We use GCD to speed up the calculation of some raw data.
Specifically, we use DispatchQueue.concurrentPerform to parallelize the initialization of a data buffer. The thread safety is guaranteed by not overlapping accessed buffer regions.
The code looks something like this:
let someData: UnsafeBufferPointer<simd_float2> = ...

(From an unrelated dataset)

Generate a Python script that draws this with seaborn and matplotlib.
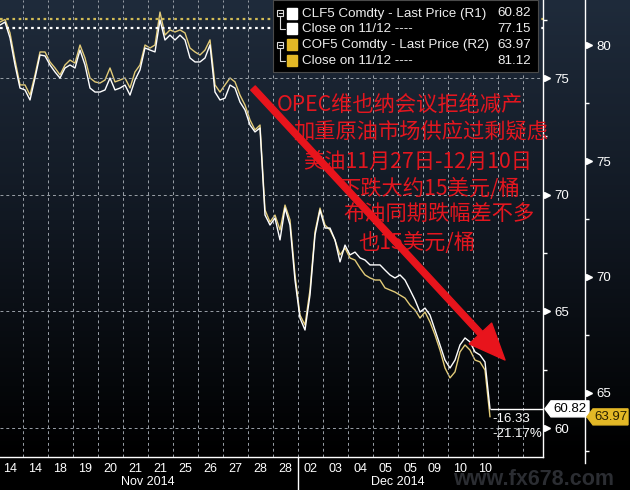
import numpy as np
import pandas as pd
import seaborn as sns
import matplotlib.pyplot as plt
from matplotlib.colors import LinearSegmentedColormap
from matplotlib.patches import Rectangle, Polygon, FancyArrowPatch
from matplotlib.lines import Line2D
from matplotlib.ticker import MultipleLocator
from matplotlib.transforms import blended_transform_factory

# CLF5 (WTI, right axis R1) and COF5 (Brent, outer axis R2) last price, left to right
wti = [77.27, 77.40, 76.72, 75.56, 74.57, 74.49, 74.06, 75.00, 75.99, 75.95,
       75.56, 75.26, 75.00, 75.43, 75.56, 75.43, 76.20, 75.56, 74.57, 74.40,
       74.40, 74.49, 75.00, 74.49, 74.57, 74.70, 74.27, 74.92, 75.35, 76.29,
       76.20, 76.12, 77.49, 76.63, 76.84, 76.63, 76.84, 76.63, 75.86, 75.69,
       75.69, 75.86, 76.42, 74.40, 74.06, 74.14, 74.70, 74.57, 73.97, 73.63,
       72.99, 72.69, 72.86, 69.13, 68.70, 69.00, 68.06, 69.43, 68.70, 66.34,
       64.71, 64.20, 65.70, 68.27, 69.34, 68.57, 68.57, 68.06, 67.12, 67.84,
       67.42, 67.54, 67.29, 67.20, 66.99, 66.99, 66.99, 66.77, 66.56, 66.43,
       66.56, 66.34, 65.92, 65.49, 64.97, 65.14, 64.84, 64.20, 63.56, 62.91,
       62.57, 62.91, 63.56, 63.86, 63.69, 63.26, 63.13, 62.83, 60.82]
brent = [80.99, 81.10, 80.52, 79.35, 78.28, 78.28, 77.84, 78.71, 79.70, 79.70,
         79.27, 79.01, 78.71, 79.14, 79.35, 79.22, 80.00, 79.44, 78.58, 78.41,
         78.36, 78.49, 79.01, 78.41, 78.49, 78.58, 78.15, 78.84, 79.14, 80.00,
         79.87, 80.00, 81.42, 80.43, 80.65, 80.56, 80.65, 80.52, 79.87, 79.70,
         79.57, 79.78, 80.22, 78.28, 77.97, 78.28, 78.58, 78.41, 77.84, 77.41,
         76.77, 76.34, 76.55, 72.89, 72.37, 72.67, 72.03, 73.10, 72.46, 70.09,
         68.36, 67.93, 69.44, 71.94, 72.97, 72.24, 72.03, 71.59, 70.95, 71.25,
         70.82, 70.73, 70.39, 70.09, 69.96, 69.87, 69.87, 69.53, 69.44, 69.35,
         69.22, 69.09, 68.79, 68.58, 68.23, 68.49, 68.06, 67.50, 66.85, 66.08,
         65.65, 65.91, 66.77, 67.07, 66.85, 66.42, 66.34, 65.99, 63.97]
wti_close = 77.15
brent_close = 81.12

day_labels = ['14', '14', '18', '19', '20', '21', '21', '25', '26', '27', '28', '28',
              '02', '03', '04', '05', '05', '09', '10', '10']
month_labels = ['Nov 2014', 'Dec 2014']
n_nov = 12

note_lines = ['OPEC维也纳会议拒绝减产',
              '加重原油市场供应过剩疑虑',
              '美油11月27日-12月10日',
              '下跌大约15美元/桶',
              '布油同期跌幅差不多',
              '也15美元/桶']

sns.set_style('dark')
plt.rcParams['font.family'] = ['Liberation Sans', 'Noto Sans CJK SC', 'DejaVu Sans']

W, H = 630, 490
fig = plt.figure(figsize=(6.3, 4.9), dpi=100)


def fx(x):
    return x / W


def fy(y):
    return 1 - y / H


# dark gradient background
bg = fig.add_axes([0, 0, 1, 1], zorder=-10)
cmap = LinearSegmentedColormap.from_list(
    'bb', [(0, '#1f2b3b'), (0.45, '#111822'), (0.93, '#000000'), (1, '#000000')])
bg.imshow(np.linspace(0, 1, 256)[:, None], aspect='auto', cmap=cmap, extent=[0, 1, 0, 1])
bg.axis('off')

ax = fig.add_axes([0, fy(457), fx(543), 457 / H])
ax2 = ax.twinx()
ax.set_zorder(2)
ax2.set_zorder(1)
ax.patch.set_visible(False)
ax2.patch.set_visible(False)

df = pd.DataFrame({'bar': np.arange(len(wti)), 'wti': wti, 'brent': brent})
sns.lineplot(data=df, x='bar', y='brent', ax=ax2, color='#e2cb78', lw=1)
sns.lineplot(data=df, x='bar', y='wti', ax=ax, color='white', lw=1)

ax.set_xlim(0, 108.6)
ax.set_ylim(58.757, 78.345)
ax2.set_ylim(62.241, 81.94)
for a in (ax, ax2):
    a.set_xlabel('')
    a.set_ylabel('')
    a.grid(False)
    for s in a.spines.values():
        s.set_visible(False)

ax.spines['right'].set_visible(True)
ax.spines['bottom'].set_visible(True)
ax2.spines['right'].set_visible(True)
ax2.spines['right'].set_position(('axes', 585 / 543))
ax2.spines['right'].set_bounds(62.0, 81.94)
for s in (ax.spines['right'], ax.spines['bottom'], ax2.spines['right']):
    s.set_color('white')
    s.set_linewidth(1)

grid_kw = dict(color='#9aa0a8', ls=(0, (3, 3)), lw=0.7, zorder=0)
for g in np.arange(4.5, 108, 5):
    ax.axvline(g, **grid_kw)

# x axis: trading days
tick_pos = np.arange(2, 2 + 5 * len(day_labels), 5)
ax.set_xticks(tick_pos)
ax.set_xticklabels(day_labels)
ax.tick_params(axis='x', length=0, pad=4, labelsize=9, labelcolor='white')
xt = blended_transform_factory(ax.transData, ax.transAxes)
for lab, grp in zip(month_labels, (tick_pos[:n_nov], tick_pos[n_nov:])):
    ax.text(grp.mean(), -0.055, lab, transform=xt, ha='center', va='center',
            fontsize=9, color='white')
sep = (tick_pos[n_nov - 1] + tick_pos[n_nov]) / 2
ax.add_line(Line2D([sep, sep], [0, -0.075], transform=xt, color='white', lw=1, clip_on=False))

# right axes
for a, ticks, xs in ((ax, [60, 65, 70, 75], 1.0), (ax2, [65, 70, 75, 80], 585 / 543)):
    a.yaxis.tick_right()
    a.set_yticks(ticks)
    a.yaxis.set_minor_locator(MultipleLocator(2.5))
    a.tick_params(axis='y', which='major', length=0, pad=8, labelsize=9.5, labelcolor='white',
                  right=True, left=False, labelright=True, labelleft=False)
    a.tick_params(axis='y', which='minor', length=3, width=1, color='white', direction='out',
                  right=True, left=False)
    for v in ticks:
        a.plot(xs + 3.5 / 543, v, marker='>', ms=4, color='white',
               transform=a.get_yaxis_transform(), clip_on=False)

for v in [60, 65, 70, 75]:
    ax.axhline(v, **grid_kw)

# close on 11/12
ax.axhline(wti_close, color='white', ls=(0, (1.2, 1.6)), lw=1.6, zorder=1)
ax2.axhline(brent_close, color='#d2bb55', ls=(0, (1.2, 1.6)), lw=1.6, zorder=1)

# last price line and change
last_x = df['bar'].iloc[-1]
ax.hlines(wti[-1], last_x, ax.get_xlim()[1], color='white', lw=1)
chg = wti[-1] - wti_close
pct = chg / wti_close * 100
ax.annotate(f'{chg:.2f}', (last_x, wti[-1]), xytext=(2, -3), textcoords='offset points',
            ha='left', va='top', fontsize=9.5, color='white')
ax.annotate(f'{pct:.2f}%', (last_x, wti[-1]), xytext=(2, -13.5), textcoords='offset points',
            ha='left', va='top', fontsize=9.5, color='white')


# price tags
def tag(a, value, x_left, width, fc, tc):
    y = fig.transFigure.inverted().transform(a.transData.transform((0, value)))[1] * H
    h = 16
    pts = [(x_left, y), (x_left + 6, y + h / 2), (x_left + width, y + h / 2),
           (x_left + width, y - h / 2), (x_left + 6, y - h / 2)]
    fig.patches.append(Polygon([(fx(px), py / H) for px, py in pts], closed=True,
                               transform=fig.transFigure, fc=fc, ec=fc, zorder=5))
    fig.text(fx(x_left + 3 + width / 2), y / H, f'{value:.2f}', ha='center', va='center',
             fontsize=9.5, color=tc, zorder=6)


tag(ax, wti[-1], 545, 44, 'white', 'black')
tag(ax2, brent[-1], 587, 41, '#e3b826', '#2a2000')

# legend box
fig.patches.append(Rectangle((fx(273), fy(72)), fx(265), 72 / H, transform=fig.transFigure,
                             fc='black', ec='#4a4a4a', lw=0.8, zorder=5))
rows = [
    ('white', 'CLF5 Comdty - Last Price (R1)', wti[-1]),
    ('white', 'Close on 11/12 ----', wti_close),
    ('#e3b826', 'COF5 Comdty - Last Price (R2)', brent[-1]),
    ('#e3b826', 'Close on 11/12 ----', brent_close),
]
row_y = [13.5, 29, 45, 61]
for (col, lab, val), y in zip(rows, row_y):
    fig.patches.append(Rectangle((fx(287), fy(y + 5.5)), fx(10), 11 / H,
                                 transform=fig.transFigure, fc=col, ec=col, zorder=6))
    fig.text(fx(302), fy(y), lab, ha='left', va='center', fontsize=9.6, color='#eeeeee', zorder=6)
    fig.text(fx(531), fy(y), f'{val:.2f}', ha='right', va='center', fontsize=9.6,
             color='#eeeeee', zorder=6)
for y0, y1 in ((row_y[0], row_y[1]), (row_y[2], row_y[3])):
    fig.patches.append(Rectangle((fx(277), fy(y0 + 3)), fx(6), 6 / H, transform=fig.transFigure,
                                 fc='black', ec='#dddddd', lw=0.8, zorder=6))
    fig.lines.append(Line2D([fx(278.5), fx(281.5)], [fy(y0), fy(y0)], transform=fig.transFigure,
                            color='#dddddd', lw=0.8, zorder=7))
    fig.lines.append(Line2D([fx(280), fx(280), fx(285)], [fy(y0 + 3), fy(y1), fy(y1)],
                            transform=fig.transFigure, color='#dddddd', lw=0.8, zorder=7))

# red annotation
note_x = [277, 293, 303, 340, 343, 358]
note_y = [105, 133, 162, 189, 215, 243]
for s, x, y in zip(note_lines, note_x, note_y):
    fig.text(fx(x), fy(y), s, ha='left', va='center', fontsize=15.3, color='#e3161f',
             family=['Noto Sans CJK SC', 'DejaVu Sans'], zorder=8)

arrow = FancyArrowPatch((fx(253), fy(88)), (fx(505), fy(360)), transform=fig.transFigure,
                        arrowstyle='simple,head_length=1.3,head_width=1.1,tail_width=0.22',
                        mutation_scale=20, color='#e8141c', shrinkA=0, shrinkB=0, zorder=9)
fig.patches.append(arrow)

# site watermark
fig.text(fx(534), fy(485), 'www.fx678.com', ha='center', va='baseline', fontsize=15.5,
         fontweight='bold', color='#2b2d32', zorder=1)

fig.savefig('out.png', dpi=100, facecolor='black')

let moreData: UnsafeBufferPointer<simd_float2> = ...
let capacity = 5_000_000
let computedData = [simd_float4](unsafeUninitializedCapacity: capacity) { buffer, initializedCount in
initializedCount = capacity
DispatchQueue.concurrentPerform(iterations: capacity) { row in
// some expensive calculation
let part1 = someData[row]
let part2 = moreData[row]
buffer[row] = simd_float4(lowHalf: part1, highHalf: part2)
}
}
With the new Xcode, the closure passed to concurrentPerform is now Sendable. This causes some warnings and errors in the code above:
It turns out, if we just define the closure before passing it to concurrentPerform it works:
let closure = { (row: Int) in
let part1 = someData[row]
let part2 = moreData[row]
buffer[row] = simd_float4(lowHalf: part1, highHalf: part2)
}
DispatchQueue.concurrentPerform(iterations: capacity, execute: closure)
My guess is that closure is not Sendable here, so the compiler won't complain about the buffer access. And concurrentPerform is marked with @preconcurrency, so passing a non-sendable closure is also ok. But it feels wrong...

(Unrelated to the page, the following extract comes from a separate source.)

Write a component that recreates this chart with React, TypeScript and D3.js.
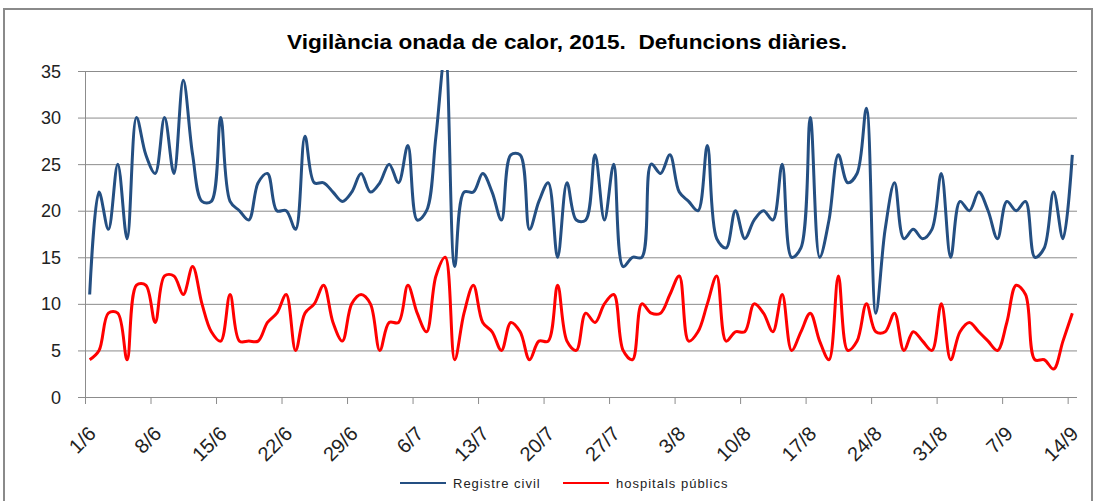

It doesn't with Xcode 15 beta 6 version of toolchain, you still would be getting an error. The solution with GCD is to opt-out to unsafe as @tubescreamer suggested. Swift would never allow your code since it cannot reason if you accessing memory in a safe manner, and unsafe here to be explicit "compiler won't check that, but I'm sure what I do here is correct".
But you can make it safe with TaskGroup to look something like:
let computedData: [simd_float4] = await withTaskGroup(
of: (row: Int, element: simd_float4).self
) { group in
for i in 0..<capacity {
group.addTask {
let part1 = someData[row]
let part2 = moreData[row]
return (i, simd_float4(lowHalf: part1, highHalf: part2))
}
}
// this can be probably replaced with some buffer as well to not fill unnecessarily
var result: [simd_float4] = Array(repeating: simd_float4(), count: capacity)
for await (row, element) in group {
result[row] = element
}
return result
}
Here you won't have a potentially dangerous access, and work will still be parallelized.
Unfortunately, we can't use task groups in this case because we have to do the work in a synchronous context (ROI calculation of a CIImageProcessorKernel).
Swift concurrency doesn't seem well-suited for parallelizing work in an otherwise synchronous task, like above. We just want to spawn a few more threads to work on the problem without creating a suspension point in the main task.
But you start asynchronous work with concurrentPerform anyway, what difference it makes if you wrap group in a Task instead? It might be even clearer what is happening in that case, since with concurrentPerform it looks like array being initialized right away, while in fact it does not. My bad, it waits.
There are many aspects to Swift concurrency. Modelling data isolation in the language to prevent data races is part of it, and as you discovered it will notify about potential races even if you execute your tasks in some other way (assuming the interfaces are correctly annotated).
TaskGroup as it is today is not a replacement for DispatchQueue.concurrentPerform, which remains the recommended way to do what you're trying to do. I don't know if we plan to introduce a similar construct in the standard library one day.